In another incident, shelter staffer Alyssa Hundersmarck blasted the organization straight to the board of directors. She complained of low pay and dangerous working conditions at Share’s main shelter for men.
Hundersmarck emailed the board that she was often the only staffer on-site with more than 50 men and a broken security latch on the site that had gone unfixed. She also said she caught COVID in December 2020 during an outbreak at the shelter.
She wrote she had “received support from many community members, Share stakeholders and former staff with complaints similar to mine which has been helpful when I feel I am being ignored and gaslighted by administration.”
Hundersmarck told OPB she was not surprised to be fired days after sending the email.
“I had something in me, man. Like, ‘fuck it. I don’t even care. I’m so sick of this bullshit,’” Hundersmarck said.
McWithey did not comment on Hundersmarck’s claims.
Jilted or not, current and former workers gave near unanimous praise for Share’s mission and its frontline staff, who work closest with the region’s most vulnerable populace.
An ex-case manager, who wanted to only be identified as Rebekah, described her tenure as a “positive experience.” Then she added: “As long as any involvement with (administrators) was minimal.”
The recent growth spurt demonstrated the nonprofit’s impacts in Southwest Washington, said a former accountant who declined to be named. The accountant said McWithey knows the organization inside and out, even if she struggles with managing personalities.
“The main problem with Share is Diane, but she’s also one of the main reasons they’re as successful as they are and help as many people as they can help,” the accountant said.
Samuels, the staffer fired shortly after her cancer diagnosis, recently landed a job at a nonprofit working with unhoused people in Washington County. Looking back on Share, she said she “still thinks it’s a great organization.”
“It’s doing great work for houseless people, but it just taught me that everyone that’s in a position of power does not use that power righteously,” Samuels said.
Dieterle, the case manager, similarly praised the organization while criticizing leadership.
“The work they’re doing is amazing,” Dieterle said. “They’re employing people that would not be employable. Amazing people work there at all levels – until the rotten top.”
Like Samuels and Hundersmarck, McWithey declined to comment on Dieterle’s claims.
Dieterle eventually bailed her husband out of jail. She collected a $435-per-week unemployment check.
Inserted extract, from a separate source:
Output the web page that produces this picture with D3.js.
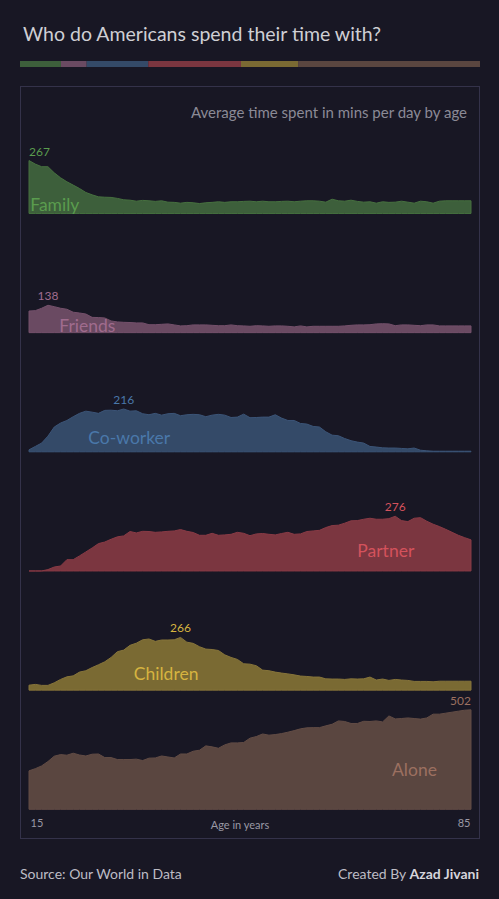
<!DOCTYPE html>
<html>
<head>
<meta charset="utf-8">
<script src="https://cdn.jsdelivr.net/npm/d3@7/dist/d3.min.js"></script>
<style>
  body { margin: 0; background: #181724; }
  svg text { font-family: Lato, "Noto Sans", sans-serif; }
</style>
</head>
<body>
<svg id="chart" width="499" height="899"></svg>
<script>
// ages on the x axis, 15 to 85
var ages = d3.range(15, 86);
var ageTicks = [15, 85];

var seriesNames = ['Family', 'Friends', 'Co-worker', 'Partner', 'Children', 'Alone'];

// average minutes per day, one value per age
var family = [267,249,236,236,205,180,160,143,126,106,
    94,84,82,81,76,69,67,62,66,64,
    61,64,57,56,52,56,54,50,54,56,
    59,56,59,59,61,62,59,62,59,59,
    61,62,59,62,64,64,62,57,72,64,
    62,67,61,57,59,52,59,56,57,62,
    57,52,62,59,52,62,64,64,64,64,
    64];
var friends = [109,111,123,138,131,123,118,103,99,94,
    77,76,74,59,54,52,51,49,49,40,
    40,42,44,39,34,35,39,39,39,37,
    35,35,39,35,34,32,35,34,32,34,
    34,32,29,34,29,32,32,32,32,32,
    34,37,39,39,40,44,45,44,35,39,
    39,37,35,39,39,34,34,34,34,34,
    34];
var coworker = [10,27,44,79,125,145,158,177,194,205,
    200,194,209,210,207,216,205,207,192,187,
    194,185,192,194,182,187,189,187,177,185,
    189,185,173,175,190,172,173,175,175,187,
    170,158,158,143,140,128,125,101,84,81,
    67,56,49,44,27,24,20,19,19,17,
    15,19,8,5,3,3,3,3,3,3,
    3];
var partner = [0,0,0,7,20,25,57,57,76,96,
    116,138,146,160,172,177,199,192,200,199,
    195,197,200,202,209,200,194,180,180,190,
    180,182,185,195,190,178,187,189,185,182,
    189,195,185,187,199,202,205,219,229,231,
    241,253,254,261,266,261,261,264,276,254,
    249,266,269,251,236,224,210,195,180,168,
    157];
var children = [25,29,24,24,37,54,67,72,91,98,
    114,128,143,165,194,202,226,237,254,258,
    246,253,253,254,266,242,236,219,207,205,
    200,178,165,155,133,131,123,101,98,91,
    86,82,77,71,69,66,66,57,56,56,
    54,57,56,57,66,51,56,49,54,51,
    49,44,44,44,42,45,45,45,45,45,
    45];
var alone = [194,205,219,241,268,276,273,283,274,269,
    278,279,261,261,251,251,251,253,246,258,
    259,269,264,259,279,279,293,298,320,315,
    308,325,335,335,337,359,367,380,374,377,
    382,389,397,406,411,412,412,421,429,446,
    443,433,433,444,443,446,441,471,456,458,
    461,458,455,461,480,480,485,490,495,500,
    502];

var seriesValues = [family, friends, coworker, partner, children, alone];

// styling per series
var fillColors  = ['#3d5f3b', '#6a4a62', '#344a68', '#7b3640', '#7a6a33', '#5a4640'];
var lineColors  = ['#46703f', '#74506b', '#3b5477', '#883a45', '#86743a', '#624c45'];
var labelColors = ['#5a9c4e', '#a06c8e', '#4a78aa', '#d4525c', '#d6b440', '#9c7060'];
// where each series name sits: age and offset above the baseline
var namePlace = [
    {age: 15.2, dy: -2},
    {age: 19.8, dy: -1},
    {age: 24.4, dy: -8},
    {age: 67.0, dy: -14},
    {age: 31.6, dy: -10},
    {age: 72.5, dy: -33}
];

var svg = d3.select('#chart');

var chart = {l: 29, r: 471, t: 94.3, b: 809.3};

var x = d3.scaleLinear().domain([15, 85]).range([chart.l, chart.r]);
var band = d3.scaleBand().domain(seriesNames).range([chart.t, chart.b]);
var h = d3.scaleLinear().domain([0, 502]).range([0, 99.5]);

// title
svg.append('text')
    .attr('x', 23).attr('y', 41)
    .attr('fill', '#cfcfd4')
    .style('font-size', '19.5px')
    .text('Who do Americans spend their time with?');

// colour strip, widths follow each series' total minutes
var totals = seriesValues.map(function(v) { return d3.sum(v); });
var cum = [0];
totals.forEach(function(t, i) { cum.push(cum[i] + t); });
var strip = d3.scaleLinear().domain([0, cum[cum.length - 1]]).range([20, 480]);
svg.append('g').selectAll('rect')
    .data(totals)
    .enter().append('rect')
    .attr('x', function(d, i) { return strip(cum[i]); })
    .attr('y', 61)
    .attr('width', function(d, i) { return strip(cum[i + 1]) - strip(cum[i]); })
    .attr('height', 6)
    .attr('fill', function(d, i) { return fillColors[i]; });

// panel frame
svg.append('rect')
    .attr('x', 20.5).attr('y', 86.5)
    .attr('width', 459).attr('height', 752)
    .attr('fill', 'none')
    .attr('stroke', '#34324a');

svg.append('text')
    .attr('x', 467).attr('y', 118)
    .attr('text-anchor', 'end')
    .attr('fill', '#8b8a96')
    .style('font-size', '15px')
    .text('Average time spent in mins per day by age');

var area = d3.area()
    .x(function(d, i) { return x(ages[i]); })
    .y0(0)
    .y1(function(d) { return -h(d); });

var rows = svg.selectAll('.row')
    .data(seriesNames)
    .enter().append('g')
    .attr('class', 'row')
    .attr('transform', function(d) { return 'translate(0,' + (band(d) + band.bandwidth()) + ')'; });

rows.append('path')
    .attr('d', function(d, i) { return area(seriesValues[i]) + 'Z'; })
    .attr('fill', function(d, i) { return fillColors[i]; })
    .attr('stroke', function(d, i) { return lineColors[i]; })
    .attr('stroke-width', 1);

rows.append('text')
    .attr('x', function(d, i) { return x(namePlace[i].age); })
    .attr('y', function(d, i) { return namePlace[i].dy; })
    .attr('fill', function(d, i) { return labelColors[i]; })
    .style('font-size', '17.5px')
    .text(function(d) { return d; });

// peak value labels
rows.append('text')
    .attr('class', 'peak')
    .attr('fill', function(d, i) { return labelColors[i]; })
    .attr('text-anchor', 'middle')
    .style('font-size', '12px')
    .text(function(d, i) { return d3.max(seriesValues[i]); })
    .each(function(d, i) {
        var v = seriesValues[i];
        var k = d3.maxIndex(v);
        var w = this.getComputedTextLength();
        var cx = Math.max(chart.l + w / 2, Math.min(chart.r - w / 2, x(ages[k])));
        d3.select(this).attr('x', cx).attr('y', -h(v[k]) - 5);
    });

// x axis
var axis = svg.append('g')
    .attr('transform', 'translate(0,' + chart.b + ')')
    .call(d3.axisBottom(x).tickValues(ageTicks).tickSize(0).tickPadding(10));
axis.select('.domain').remove();
axis.selectAll('text')
    .attr('fill', '#9a99a4')
    .style('font-size', '11px')
    .style('font-family', 'Lato, sans-serif')
    .attr('text-anchor', function(d, i) { return i === 0 ? 'start' : 'end'; })
    .attr('dx', function(d, i) { return i === 0 ? '1' : '-1'; });

svg.append('text')
    .attr('x', 240).attr('y', 829)
    .attr('text-anchor', 'middle')
    .attr('fill', '#9a99a4')
    .style('font-size', '11px')
    .text('Age in years');

// footer
svg.append('text')
    .attr('x', 20).attr('y', 879)
    .attr('fill', '#bdbcc4')
    .style('font-size', '14px')
    .text('Source: Our World in Data');

var credit = svg.append('text')
    .attr('x', 479).attr('y', 879)
    .attr('text-anchor', 'end')
    .attr('fill', '#bdbcc4')
    .style('font-size', '14px');
credit.append('tspan').text('Created By ');
credit.append('tspan').style('font-weight', 'bold').attr('fill', '#d6d5dc').text('Azad Jivani');
</script>
</body>
</html>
Eventually, she found work at a Portland nonprofit.
In April, however, she suffered another setback. Share challenged her unemployment claim, telling the Oregon Employment Department that it fired Dieterle for violating policies.
“I was shocked,” Dieterle said. “Because of the audacity of it.”
Dieterle, possessing the termination letter with no stated cause, appealed. The appeal is currently underway. If she fails, she faces paying back $6,734.
Today, she and her husband can barely pay rent, she said. The state would have to garnish her wages. But Dieterle said she’s confident about her chances against Share’s administration.
“Prove it. Show the paperwork,” Dieterle said. “Because it doesn’t exist. If they have documents, I must have been able to see it and sign it. And that didn’t happen.”